**LISTED RECORDS:**
........

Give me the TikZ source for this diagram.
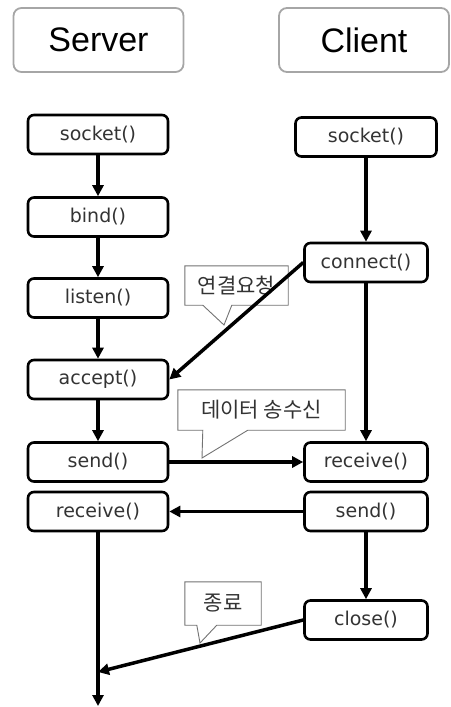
\documentclass[tikz,border=0pt]{standalone}
\usepackage{fontspec}
\setmainfont{DejaVu Sans}
\newfontfamily\headfont{Liberation Sans}
\newfontfamily\krfont{Noto Sans CJK KR}
\usetikzlibrary{arrows.meta,calc}
\tikzset{
  header/.style={draw=black!35,line width=1.8pt,rounded corners=8pt,minimum width=170pt,minimum height=64pt,font=\headfont\fontsize{34}{40}\selectfont},
  fn/.style={draw,line width=2.6pt,rounded corners=6pt,minimum height=39pt,inner sep=0pt,font=\fontsize{19}{22}\selectfont,text=black!80},
  srvfn/.style={fn,minimum width=140pt},
  clifn/.style={fn,minimum width=123pt},
  note/.style={font=\krfont\fontsize{21}{24}\selectfont,text=black!80,inner sep=0pt},
  tail/.style={draw=black!55,line width=0.9pt,fill=white},
  flow/.style={->,line width=3.5pt}
}

\begin{document}
\begin{tikzpicture}[x=1pt,y=-1pt,>={Triangle[length=11pt,width=11pt]}]
  \useasboundingbox (0,0) rectangle (450,707);

  % headers
  \node[header] (server) at (98.5,40) {Server};
  \node[header] (client) at (364,40) {Client};

  % server side
  \node[srvfn] (ssock) at (98,134.5) {socket()};
  \node[srvfn] (sbind) at (98,217) {bind()};
  \node[srvfn] (slisten) at (98,298) {listen()};
  \node[srvfn] (saccept) at (98,379.5) {accept()};
  \node[srvfn] (ssend) at (98,462) {send()};
  \node[srvfn] (srecv) at (98,511.5) {receive()};
  \coordinate (join) at (98,672);
  \coordinate (srvend) at (98,706);

  % client side
  \node[clifn,minimum width=141pt] (csock) at (366,137) {socket()};
  \node[clifn] (cconn) at (366,262.5) {connect()};
  \node[clifn] (crecv) at (366,462) {receive()};
  \node[clifn] (csend) at (366,511.5) {send()};
  \node[clifn] (cclose) at (366,620) {close()};

  % callouts
  \node[note,minimum width=103pt,minimum height=39pt] (req) at (236.5,285.5) {};
  \coordinate (reqtip) at (224,325);
  \draw[tail] (req.south west) -- (req.north west) -- (req.north east) -- (req.south east)
    -- ($(req.south west)+(47,0)$) -- (reqtip) -- ($(req.south west)+(18,0)$) -- cycle;
  \node[note] (reqtxt) at (req) {연결요청};

  \node[note,minimum width=167pt,minimum height=40pt] (data) at (261.5,410) {};
  \coordinate (datatip) at (202,458);
  \draw[tail] (data.south west) -- (data.north west) -- (data.north east) -- (data.south east)
    -- ($(data.south west)+(70,0)$) -- (datatip) -- ($(data.south west)+(25,0)$) -- cycle;
  \node[note] (datatxt) at (data) {데이터 송수신};

  \node[note,minimum width=76pt,minimum height=43pt] (fin) at (223,603.5) {};
  \coordinate (fintip) at (200,643);
  \draw[tail] (fin.south west) -- (fin.north west) -- (fin.north east) -- (fin.south east)
    -- ($(fin.south west)+(32,0)$) -- (fintip) -- ($(fin.south west)+(12,0)$) -- cycle;
  \node[note] (fintxt) at (fin) {종료};

  % flow
  \draw[flow] (ssock) -- (sbind);
  \draw[flow] (sbind) -- (slisten);
  \draw[flow] (slisten) -- (saccept);
  \draw[flow] (saccept) -- (ssend);
  \draw[flow] (srecv) -- (srvend);
  \draw[flow] (csock) -- (cconn);
  \draw[flow] (cconn) -- (crecv);
  \draw[flow] (csend) -- (cclose);
  \draw[flow] (cconn.west) -- (saccept.east);
  \draw[flow] (ssend) -- (crecv);
  \draw[flow] (csend) -- (srecv);
  \draw[flow] (cclose.west) -- (join);
\end{tikzpicture}
\end{document}
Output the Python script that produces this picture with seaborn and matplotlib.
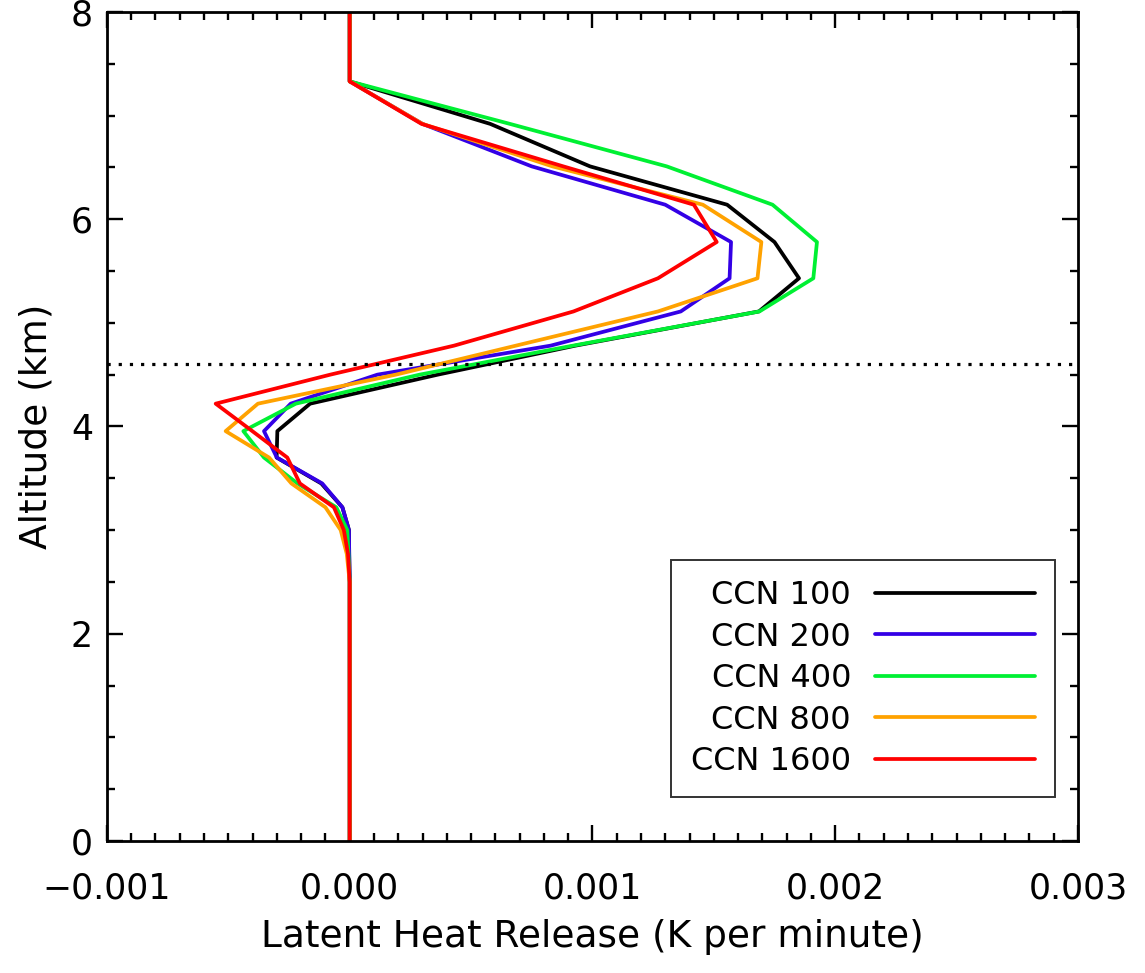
import numpy as np
import pandas as pd
import matplotlib
matplotlib.use("Agg")
import matplotlib.pyplot as plt
import seaborn as sns

# Altitude levels (km)
altitude = [0.0, 2.5, 2.77, 3.0, 3.22, 3.45, 3.70, 3.955, 4.22, 4.5, 4.78,
            5.11, 5.43, 5.78, 6.14, 6.51, 6.92, 7.33, 8.0]

# Latent heat release (K per minute)
ccn100 = [0, 0, -0.000002, -0.000003, -0.000030, -0.000117, -0.000301, -0.000298,
          -0.000163, 0.000363, 0.000930, 0.001686, 0.001851, 0.001750, 0.001555,
          0.000990, 0.000579, 0, 0]
ccn200 = [0, 0, -0.000002, -0.000003, -0.000030, -0.000113, -0.000300, -0.000353,
          -0.000243, 0.000114, 0.000828, 0.001364, 0.001565, 0.001571, 0.001300,
          0.000750, 0.000300, 0, 0]
ccn400 = [0, 0, -0.000005, -0.000010, -0.000055, -0.000215, -0.000353, -0.000438,
          -0.000222, 0.000288, 0.000920, 0.001688, 0.001910, 0.001925, 0.001742,
          0.001306, 0.000660, 0, 0]
ccn800 = [0, 0, -0.000012, -0.000037, -0.000100, -0.000240, -0.000332, -0.000511,
          -0.000378, 0.000190, 0.000685, 0.001270, 0.001680, 0.001696, 0.001455,
          0.000835, 0.000300, 0, 0]
ccn1600 = [0, 0, -0.000007, -0.000024, -0.000065, -0.000205, -0.000257, -0.000401,
           -0.000552, -0.000080, 0.000430, 0.000922, 0.001270, 0.001512, 0.001418,
           0.000880, 0.000296, 0, 0]

labels = ["CCN 100", "CCN 200", "CCN 400", "CCN 800", "CCN 1600"]
series = [ccn100, ccn200, ccn400, ccn800, ccn1600]
colors = ["#000000", "#3300e6", "#00f033", "#ffa200", "#ff0000"]

freezing_level = 4.6
x_ticks = [-0.001, 0.000, 0.001, 0.002, 0.003]
x_ticklabels = ["\u22120.001", "0.000", "0.001", "0.002", "0.003"]
y_ticks = [0, 2, 4, 6, 8]

rows = []
for lab, vals in zip(labels, series):
    for a, v in zip(altitude, vals):
        rows.append({"case": lab, "alt": a, "lh": v})
df = pd.DataFrame(rows)

sns.set_style("ticks")
plt.rcParams["font.family"] = ["DejaVu Sans"]
plt.rcParams["text.color"] = "black"
plt.rcParams["axes.labelcolor"] = "black"
plt.rcParams["xtick.color"] = "black"
plt.rcParams["ytick.color"] = "black"

fig = plt.figure(figsize=(11.45, 9.73), dpi=100)
ax = fig.add_axes([0.0934, 0.1357, 0.848, 0.852])

sns.lineplot(data=df, x="lh", y="alt", hue="case", hue_order=labels,
             palette=dict(zip(labels, colors)), orient="y", sort=False,
             estimator=None, linewidth=2.7, ax=ax)

ax.axhline(freezing_level, color="black", linestyle=(0, (1, 2.5)), linewidth=2.3)

ax.set_xlim(-0.001, 0.003)
ax.set_ylim(0, 8)
ax.set_xticks(x_ticks)
ax.set_xticklabels(x_ticklabels)
ax.set_yticks(y_ticks)
ax.set_xticks(np.arange(-0.001, 0.00301, 0.0001), minor=True)
ax.set_yticks(np.arange(0, 8.01, 0.5), minor=True)

ax.tick_params(which="both", direction="in", top=True, right=True,
               width=1.7, color="black", labelcolor="black", labelsize=25)
ax.tick_params(axis="x", which="major", length=11.5, pad=22)
ax.tick_params(axis="y", which="major", length=11.5, pad=10)
ax.tick_params(which="minor", length=5.8)
for s in ax.spines.values():
    s.set_linewidth(2.0)
    s.set_color("black")

ax.set_xlabel("Latent Heat Release (K per minute)", fontsize=27, labelpad=10,
              color="black")
ax.set_ylabel("Altitude (km)", fontsize=27, labelpad=12, color="black")

leg = ax.legend(loc="lower right", bbox_to_anchor=(0.976, 0.053),
                markerfirst=False, fontsize=23, frameon=True, fancybox=False,
                handlelength=5.0, handletextpad=0.75, labelspacing=0.33,
                borderpad=0.62, borderaxespad=0)
leg.get_frame().set_edgecolor("black")
leg.get_frame().set_linewidth(1.4)
for t in leg.get_texts():
    t.set_color("black")
for ln in leg.get_lines():
    ln.set_linewidth(2.7)

fig.savefig("out.png", dpi=100)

........

**WHAT NEEDS TO BE DONE:**
Retype the section that opens with the line holding "Output the Python" and closes with the line holding "y_ticks = [0, 2, 4, 6, 8]", exactly as it reads, without any pictures.

**ANSWER TO THIS PROBLEM:**
Output the Python script that produces this picture with seaborn and matplotlib.
import numpy as np
import pandas as pd
import matplotlib
matplotlib.use("Agg")
import matplotlib.pyplot as plt
import seaborn as sns

# Altitude levels (km)
altitude = [0.0, 2.5, 2.77, 3.0, 3.22, 3.45, 3.70, 3.955, 4.22, 4.5, 4.78,
            5.11, 5.43, 5.78, 6.14, 6.51, 6.92, 7.33, 8.0]

# Latent heat release (K per minute)
ccn100 = [0, 0, -0.000002, -0.000003, -0.000030, -0.000117, -0.000301, -0.000298,
          -0.000163, 0.000363, 0.000930, 0.001686, 0.001851, 0.001750, 0.001555,
          0.000990, 0.000579, 0, 0]
ccn200 = [0, 0, -0.000002, -0.000003, -0.000030, -0.000113, -0.000300, -0.000353,
          -0.000243, 0.000114, 0.000828, 0.001364, 0.001565, 0.001571, 0.001300,
          0.000750, 0.000300, 0, 0]
ccn400 = [0, 0, -0.000005, -0.000010, -0.000055, -0.000215, -0.000353, -0.000438,
          -0.000222, 0.000288, 0.000920, 0.001688, 0.001910, 0.001925, 0.001742,
          0.001306, 0.000660, 0, 0]
ccn800 = [0, 0, -0.000012, -0.000037, -0.000100, -0.000240, -0.000332, -0.000511,
          -0.000378, 0.000190, 0.000685, 0.001270, 0.001680, 0.001696, 0.001455,
          0.000835, 0.000300, 0, 0]
ccn1600 = [0, 0, -0.000007, -0.000024, -0.000065, -0.000205, -0.000257, -0.000401,
           -0.000552, -0.000080, 0.000430, 0.000922, 0.001270, 0.001512, 0.001418,
           0.000880, 0.000296, 0, 0]

labels = ["CCN 100", "CCN 200", "CCN 400", "CCN 800", "CCN 1600"]
series = [ccn100, ccn200, ccn400, ccn800, ccn1600]
colors = ["#000000", "#3300e6", "#00f033", "#ffa200", "#ff0000"]

freezing_level = 4.6
x_ticks = [-0.001, 0.000, 0.001, 0.002, 0.003]
x_ticklabels = ["\u22120.001", "0.000", "0.001", "0.002", "0.003"]
y_ticks = [0, 2, 4, 6, 8]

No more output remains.